■ EXERCISE TASK ■
Your task is to repeat the lines from the line with "Give me the Plotly source for this chart." to the line with "epochs = list(range(1, 51))", both ends included, and nothing else. Pictures stay out of the copy.

[Records with drawing code]
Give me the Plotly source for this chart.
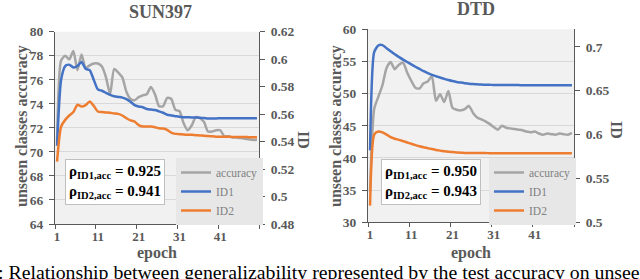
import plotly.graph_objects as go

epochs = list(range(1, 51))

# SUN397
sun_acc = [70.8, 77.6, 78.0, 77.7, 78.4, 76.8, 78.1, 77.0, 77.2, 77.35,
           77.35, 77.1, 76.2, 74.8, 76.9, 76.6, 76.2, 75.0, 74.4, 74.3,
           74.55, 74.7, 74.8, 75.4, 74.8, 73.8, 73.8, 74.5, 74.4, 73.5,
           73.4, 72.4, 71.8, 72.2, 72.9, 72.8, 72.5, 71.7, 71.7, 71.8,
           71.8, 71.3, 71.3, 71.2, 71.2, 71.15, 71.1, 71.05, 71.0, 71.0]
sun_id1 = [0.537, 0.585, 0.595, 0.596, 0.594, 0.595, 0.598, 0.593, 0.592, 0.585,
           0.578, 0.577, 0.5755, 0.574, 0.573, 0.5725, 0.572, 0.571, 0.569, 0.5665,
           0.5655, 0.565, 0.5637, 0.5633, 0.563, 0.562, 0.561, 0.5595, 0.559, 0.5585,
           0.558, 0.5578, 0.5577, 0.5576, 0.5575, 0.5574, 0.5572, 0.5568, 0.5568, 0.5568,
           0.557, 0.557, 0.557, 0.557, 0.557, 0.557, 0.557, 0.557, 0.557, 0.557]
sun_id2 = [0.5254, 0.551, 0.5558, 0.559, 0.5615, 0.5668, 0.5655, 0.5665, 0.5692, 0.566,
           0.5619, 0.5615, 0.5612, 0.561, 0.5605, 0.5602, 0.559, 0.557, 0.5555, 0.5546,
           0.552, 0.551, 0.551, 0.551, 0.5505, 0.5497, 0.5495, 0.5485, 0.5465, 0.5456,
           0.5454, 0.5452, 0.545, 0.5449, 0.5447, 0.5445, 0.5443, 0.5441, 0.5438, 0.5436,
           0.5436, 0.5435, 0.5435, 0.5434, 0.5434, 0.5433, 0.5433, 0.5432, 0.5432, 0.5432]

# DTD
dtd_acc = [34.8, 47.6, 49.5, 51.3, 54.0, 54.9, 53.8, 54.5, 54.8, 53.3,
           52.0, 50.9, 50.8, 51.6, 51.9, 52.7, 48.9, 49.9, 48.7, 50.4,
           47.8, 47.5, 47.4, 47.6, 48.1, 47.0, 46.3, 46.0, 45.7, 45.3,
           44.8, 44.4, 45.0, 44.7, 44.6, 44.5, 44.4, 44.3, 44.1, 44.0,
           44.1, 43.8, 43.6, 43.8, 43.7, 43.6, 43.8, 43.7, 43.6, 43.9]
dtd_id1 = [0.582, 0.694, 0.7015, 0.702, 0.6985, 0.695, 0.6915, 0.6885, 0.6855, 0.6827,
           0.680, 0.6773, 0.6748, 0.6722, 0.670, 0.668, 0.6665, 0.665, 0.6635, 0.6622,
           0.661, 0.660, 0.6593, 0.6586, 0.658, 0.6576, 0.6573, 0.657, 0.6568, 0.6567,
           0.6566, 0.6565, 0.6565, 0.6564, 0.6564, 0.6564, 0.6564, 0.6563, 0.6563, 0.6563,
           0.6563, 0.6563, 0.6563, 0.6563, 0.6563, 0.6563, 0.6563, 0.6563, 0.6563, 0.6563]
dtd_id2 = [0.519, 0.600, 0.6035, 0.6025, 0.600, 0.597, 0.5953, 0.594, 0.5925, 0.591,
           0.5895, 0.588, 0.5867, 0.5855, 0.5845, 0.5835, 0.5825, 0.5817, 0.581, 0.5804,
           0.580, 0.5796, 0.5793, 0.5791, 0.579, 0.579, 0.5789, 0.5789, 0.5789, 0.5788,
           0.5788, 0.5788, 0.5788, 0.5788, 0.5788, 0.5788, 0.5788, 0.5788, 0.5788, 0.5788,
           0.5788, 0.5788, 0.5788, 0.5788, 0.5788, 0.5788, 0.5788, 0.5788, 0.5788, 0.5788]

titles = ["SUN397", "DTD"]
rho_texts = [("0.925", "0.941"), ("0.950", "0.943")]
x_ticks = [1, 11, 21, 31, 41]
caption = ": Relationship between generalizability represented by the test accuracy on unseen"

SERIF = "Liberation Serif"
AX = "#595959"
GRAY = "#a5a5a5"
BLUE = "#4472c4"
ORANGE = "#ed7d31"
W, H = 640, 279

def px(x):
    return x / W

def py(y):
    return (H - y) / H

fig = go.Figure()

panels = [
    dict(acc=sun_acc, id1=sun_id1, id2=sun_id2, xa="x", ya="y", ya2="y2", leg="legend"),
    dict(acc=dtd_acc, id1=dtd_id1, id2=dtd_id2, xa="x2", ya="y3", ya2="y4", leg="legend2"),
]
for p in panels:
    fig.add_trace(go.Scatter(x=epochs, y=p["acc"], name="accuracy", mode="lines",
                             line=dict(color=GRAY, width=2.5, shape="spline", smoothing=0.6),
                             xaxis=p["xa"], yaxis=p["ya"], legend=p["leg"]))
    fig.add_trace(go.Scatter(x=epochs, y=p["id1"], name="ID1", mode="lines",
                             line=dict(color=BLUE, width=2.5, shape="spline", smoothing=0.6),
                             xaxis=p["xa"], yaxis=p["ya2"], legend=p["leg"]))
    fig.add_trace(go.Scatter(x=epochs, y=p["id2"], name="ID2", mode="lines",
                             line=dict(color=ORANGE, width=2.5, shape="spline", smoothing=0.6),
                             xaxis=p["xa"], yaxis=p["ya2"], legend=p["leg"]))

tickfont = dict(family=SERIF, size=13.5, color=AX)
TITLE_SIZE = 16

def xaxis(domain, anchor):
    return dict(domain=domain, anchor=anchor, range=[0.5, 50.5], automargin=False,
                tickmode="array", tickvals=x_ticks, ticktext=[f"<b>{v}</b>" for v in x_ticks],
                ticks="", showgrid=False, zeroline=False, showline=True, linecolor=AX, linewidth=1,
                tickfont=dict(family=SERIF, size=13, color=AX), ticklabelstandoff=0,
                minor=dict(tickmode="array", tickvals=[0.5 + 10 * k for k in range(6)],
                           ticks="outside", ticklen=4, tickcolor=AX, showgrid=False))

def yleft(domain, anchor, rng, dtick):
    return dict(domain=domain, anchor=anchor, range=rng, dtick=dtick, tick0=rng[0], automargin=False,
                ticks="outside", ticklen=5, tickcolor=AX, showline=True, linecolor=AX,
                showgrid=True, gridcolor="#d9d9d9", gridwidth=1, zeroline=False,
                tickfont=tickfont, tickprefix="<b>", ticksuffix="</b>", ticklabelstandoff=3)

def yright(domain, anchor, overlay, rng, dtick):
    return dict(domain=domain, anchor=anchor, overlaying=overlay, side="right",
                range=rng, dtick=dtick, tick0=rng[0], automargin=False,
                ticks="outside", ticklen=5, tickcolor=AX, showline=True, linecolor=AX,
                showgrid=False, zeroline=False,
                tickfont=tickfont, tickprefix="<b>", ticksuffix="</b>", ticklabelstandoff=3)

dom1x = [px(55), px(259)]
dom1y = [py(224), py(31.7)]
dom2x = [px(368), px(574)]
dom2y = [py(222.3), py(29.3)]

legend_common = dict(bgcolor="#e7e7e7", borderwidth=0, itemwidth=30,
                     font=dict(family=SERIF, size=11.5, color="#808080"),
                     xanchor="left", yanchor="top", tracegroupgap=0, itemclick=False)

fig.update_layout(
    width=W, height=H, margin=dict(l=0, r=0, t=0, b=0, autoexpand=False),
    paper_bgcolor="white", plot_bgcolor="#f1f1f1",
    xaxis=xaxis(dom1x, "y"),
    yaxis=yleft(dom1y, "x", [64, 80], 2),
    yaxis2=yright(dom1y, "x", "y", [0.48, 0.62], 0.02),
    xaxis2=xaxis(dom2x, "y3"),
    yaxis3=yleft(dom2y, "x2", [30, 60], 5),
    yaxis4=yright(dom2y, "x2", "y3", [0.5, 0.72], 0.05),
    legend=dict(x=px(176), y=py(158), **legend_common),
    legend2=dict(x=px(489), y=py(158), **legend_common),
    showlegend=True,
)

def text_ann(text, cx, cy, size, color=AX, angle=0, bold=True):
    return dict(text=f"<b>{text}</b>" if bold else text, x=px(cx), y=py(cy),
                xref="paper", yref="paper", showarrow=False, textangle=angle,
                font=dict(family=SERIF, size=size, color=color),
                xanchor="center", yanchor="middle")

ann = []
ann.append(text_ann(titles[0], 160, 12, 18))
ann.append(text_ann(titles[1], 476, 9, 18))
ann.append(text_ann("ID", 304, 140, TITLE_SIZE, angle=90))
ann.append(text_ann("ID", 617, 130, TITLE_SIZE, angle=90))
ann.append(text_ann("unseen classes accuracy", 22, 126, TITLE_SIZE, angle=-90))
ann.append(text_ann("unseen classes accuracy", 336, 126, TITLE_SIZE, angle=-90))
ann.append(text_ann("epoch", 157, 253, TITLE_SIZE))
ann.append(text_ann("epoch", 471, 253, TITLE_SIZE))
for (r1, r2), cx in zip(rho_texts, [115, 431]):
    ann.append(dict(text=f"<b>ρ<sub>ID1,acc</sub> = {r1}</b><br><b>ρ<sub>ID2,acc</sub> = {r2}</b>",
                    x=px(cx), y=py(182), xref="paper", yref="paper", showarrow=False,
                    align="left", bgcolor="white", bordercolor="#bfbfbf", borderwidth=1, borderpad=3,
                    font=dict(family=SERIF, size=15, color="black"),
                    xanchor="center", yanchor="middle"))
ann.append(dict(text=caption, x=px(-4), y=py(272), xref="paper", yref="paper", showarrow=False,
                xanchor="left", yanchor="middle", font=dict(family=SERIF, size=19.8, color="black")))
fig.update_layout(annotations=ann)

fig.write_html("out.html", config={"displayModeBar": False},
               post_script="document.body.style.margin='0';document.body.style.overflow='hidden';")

--

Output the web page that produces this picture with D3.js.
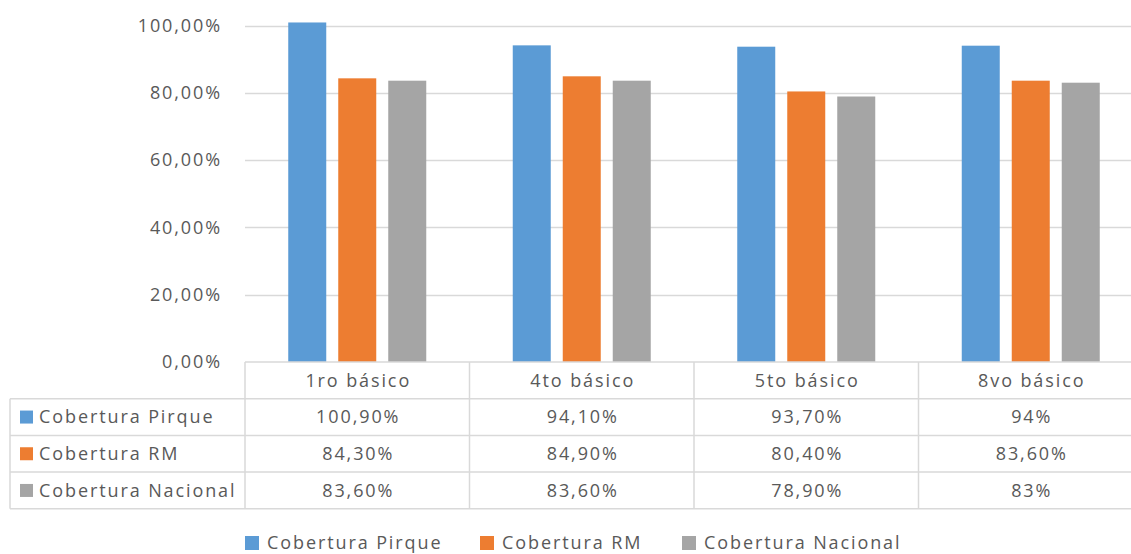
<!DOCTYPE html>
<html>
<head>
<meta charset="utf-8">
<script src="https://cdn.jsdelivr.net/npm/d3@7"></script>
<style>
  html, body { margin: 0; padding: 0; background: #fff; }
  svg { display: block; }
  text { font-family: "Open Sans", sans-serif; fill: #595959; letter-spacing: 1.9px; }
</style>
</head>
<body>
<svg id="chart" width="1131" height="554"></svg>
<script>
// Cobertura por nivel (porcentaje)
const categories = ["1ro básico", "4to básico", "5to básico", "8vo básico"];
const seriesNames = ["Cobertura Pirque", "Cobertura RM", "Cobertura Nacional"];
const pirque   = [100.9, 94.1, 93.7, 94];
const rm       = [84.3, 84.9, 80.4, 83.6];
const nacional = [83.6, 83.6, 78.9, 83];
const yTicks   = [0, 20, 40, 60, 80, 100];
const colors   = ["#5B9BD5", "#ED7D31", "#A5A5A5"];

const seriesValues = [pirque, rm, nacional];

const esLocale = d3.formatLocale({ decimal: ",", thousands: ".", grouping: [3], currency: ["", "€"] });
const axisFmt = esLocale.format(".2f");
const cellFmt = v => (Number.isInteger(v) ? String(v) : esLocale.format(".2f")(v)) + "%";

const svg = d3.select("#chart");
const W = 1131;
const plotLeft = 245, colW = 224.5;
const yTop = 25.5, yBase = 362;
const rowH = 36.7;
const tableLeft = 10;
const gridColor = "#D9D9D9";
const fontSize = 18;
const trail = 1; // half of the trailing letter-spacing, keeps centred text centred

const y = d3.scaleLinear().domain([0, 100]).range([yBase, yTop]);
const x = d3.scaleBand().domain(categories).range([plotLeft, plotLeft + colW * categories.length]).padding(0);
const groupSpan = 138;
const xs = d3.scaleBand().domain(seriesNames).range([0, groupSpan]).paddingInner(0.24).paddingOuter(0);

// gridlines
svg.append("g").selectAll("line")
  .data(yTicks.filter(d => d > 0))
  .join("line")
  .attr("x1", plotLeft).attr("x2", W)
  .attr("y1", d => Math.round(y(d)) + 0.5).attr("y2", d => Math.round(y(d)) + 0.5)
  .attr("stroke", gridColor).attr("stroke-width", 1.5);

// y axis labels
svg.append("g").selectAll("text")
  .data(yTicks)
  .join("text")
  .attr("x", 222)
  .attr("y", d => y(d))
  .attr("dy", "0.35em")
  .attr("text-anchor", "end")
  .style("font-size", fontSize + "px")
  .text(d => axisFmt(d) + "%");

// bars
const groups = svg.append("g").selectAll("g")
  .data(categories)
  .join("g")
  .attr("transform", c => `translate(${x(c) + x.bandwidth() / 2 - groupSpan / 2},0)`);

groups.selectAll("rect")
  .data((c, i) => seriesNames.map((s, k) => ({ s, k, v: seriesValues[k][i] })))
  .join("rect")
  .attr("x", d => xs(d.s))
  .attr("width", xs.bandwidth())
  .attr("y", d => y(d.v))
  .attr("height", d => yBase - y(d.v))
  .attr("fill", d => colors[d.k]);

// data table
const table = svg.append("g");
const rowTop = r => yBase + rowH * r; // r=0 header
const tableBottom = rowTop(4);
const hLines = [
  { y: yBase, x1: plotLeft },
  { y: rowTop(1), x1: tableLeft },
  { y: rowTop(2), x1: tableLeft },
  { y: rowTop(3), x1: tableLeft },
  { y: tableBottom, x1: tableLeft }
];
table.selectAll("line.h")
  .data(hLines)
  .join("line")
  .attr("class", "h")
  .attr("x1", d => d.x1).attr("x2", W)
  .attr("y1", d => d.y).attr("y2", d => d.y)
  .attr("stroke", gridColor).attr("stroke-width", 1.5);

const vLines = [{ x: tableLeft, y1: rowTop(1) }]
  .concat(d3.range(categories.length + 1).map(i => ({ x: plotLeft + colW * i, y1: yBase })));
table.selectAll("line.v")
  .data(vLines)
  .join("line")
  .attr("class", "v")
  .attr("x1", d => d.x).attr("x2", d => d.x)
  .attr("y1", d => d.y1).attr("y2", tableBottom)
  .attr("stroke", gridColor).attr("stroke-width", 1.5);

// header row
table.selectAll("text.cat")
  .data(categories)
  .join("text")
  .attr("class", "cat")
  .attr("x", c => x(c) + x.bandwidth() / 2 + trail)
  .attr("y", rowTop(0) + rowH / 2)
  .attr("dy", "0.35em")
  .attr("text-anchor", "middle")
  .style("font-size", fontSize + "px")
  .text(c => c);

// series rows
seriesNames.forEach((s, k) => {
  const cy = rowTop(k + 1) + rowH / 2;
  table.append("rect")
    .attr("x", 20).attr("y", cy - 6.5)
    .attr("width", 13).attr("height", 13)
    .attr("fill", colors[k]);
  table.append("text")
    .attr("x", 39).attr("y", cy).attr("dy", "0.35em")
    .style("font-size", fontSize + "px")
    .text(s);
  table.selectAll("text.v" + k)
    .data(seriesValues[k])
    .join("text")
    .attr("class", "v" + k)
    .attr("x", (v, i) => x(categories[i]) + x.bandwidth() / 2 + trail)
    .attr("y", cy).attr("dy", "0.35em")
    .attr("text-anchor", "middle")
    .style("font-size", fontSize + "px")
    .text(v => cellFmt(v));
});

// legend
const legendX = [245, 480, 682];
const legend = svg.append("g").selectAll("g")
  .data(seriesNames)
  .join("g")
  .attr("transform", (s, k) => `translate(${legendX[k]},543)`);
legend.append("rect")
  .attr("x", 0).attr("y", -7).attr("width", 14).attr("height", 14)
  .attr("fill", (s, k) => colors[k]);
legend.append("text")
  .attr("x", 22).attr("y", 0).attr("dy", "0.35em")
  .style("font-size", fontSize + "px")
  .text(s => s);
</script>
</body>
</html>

■ THE RESULT ■
Give me the Plotly source for this chart.
import plotly.graph_objects as go

epochs = list(range(1, 51))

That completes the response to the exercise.